Self-Supervised One-Step Diffusion Refinement for Snapshot Compressive Imaging
Shaoguang Huang, Yunzhen Wang, Haijin Zeng, Hongyu Chen, Hongyan Zhang
TL;DR
The paper tackles the ill-posed task of reconstructing multispectral images from a single snapshot in snapshot compressive imaging. It introduces a self-supervised One-Step Diffusion Refinement (OSD) framework that couples an existing SCI predictor with a single-step diffusion residual (DiFA), enabling fast, high-fidelity refinements without iterative denoising.
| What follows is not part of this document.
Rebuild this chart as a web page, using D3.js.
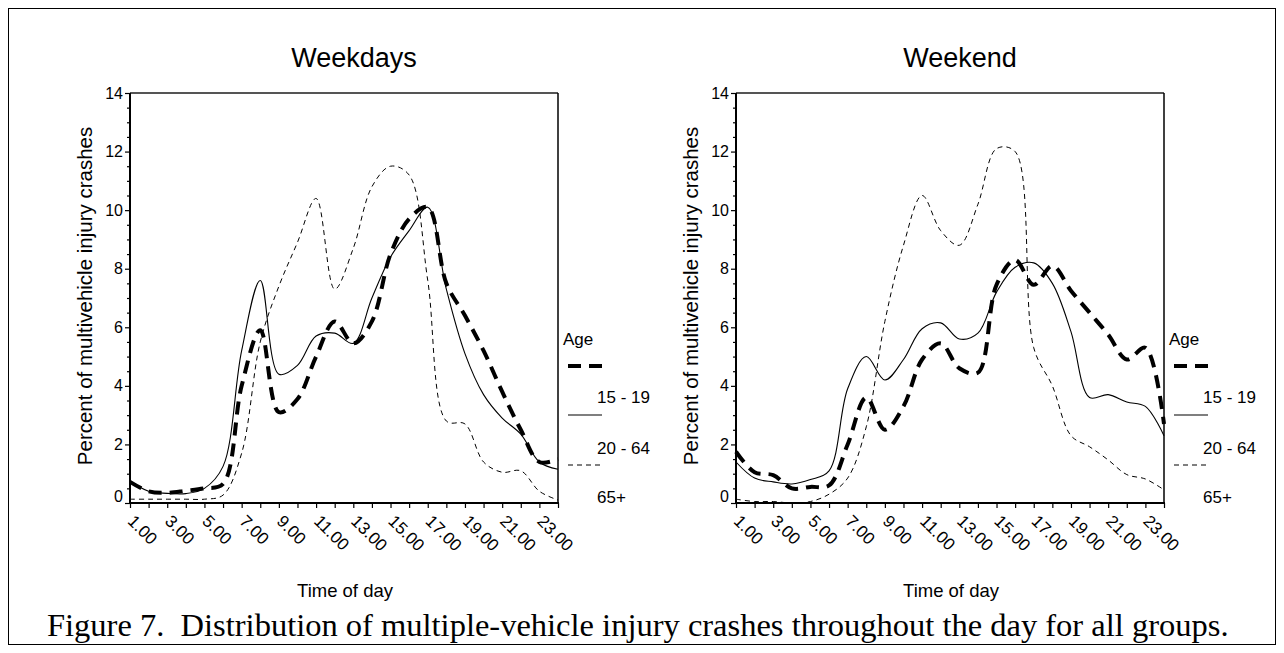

A spectral compression distillation strategy transfers RGB diffusion priors to MSI space, while an equivariant imaging consistency loss leverages 2-D measurements alone for robust training and generalization. Across simulations and real CASSI data, the method achieves state-of-the-art PSNR/SSIM and substantial speedups, demonstrating practical viability for real-world SCI reconstruction.
Abstract
Snapshot compressive imaging (SCI) captures multispectral images (MSIs) using a single coded two-dimensional (2-D) measurement, but reconstructing high-fidelity MSIs from these compressed inputs remains a fundamentally ill-posed challenge. While diffusion-based reconstruction methods have recently raised the bar for quality, they face critical limitations: a lack of large-scale MSI training data, adverse domain shifts from RGB-pretrained models, and inference inefficiencies due to multi-step sampling. These drawbacks restrict their practicality in real-world applications. In contrast to existing methods, which either follow costly iterative refinement or adapt subspace-based embeddings for diffusion models (e.g. DiffSCI, PSR-SCI), we introduce a fundamentally different paradigm: a self-supervised One-Step Diffusion (OSD) framework specifically designed for SCI. The key novelty lies in using a single-step diffusion refiner to correct an initial reconstruction, eliminating iterative denoising entirely while preserving generative quality. Moreover, we adopt a self-supervised equivariant learning strategy to train both the predictor and refiner directly from raw 2-D measurements, enabling generalization to unseen domains without the need for ground-truth MSI. To further address the challenge of limited MSI data, we design a band-selection-driven distillation strategy that transfers core generative priors from large-scale RGB datasets, effectively bridging the domain gap. Extensive experiments confirm that our approach sets a new benchmark, yielding PSNR gains of 3.44 dB, 1.61 dB, and 0.28 dB on the Harvard, NTIRE, and ICVL datasets, respectively, while reducing reconstruction time by 97.5%. This remarkable improvement in efficiency and adaptability makes our method a significant advancement in SCI reconstruction, combining both accuracy and practicality for real-world deployment.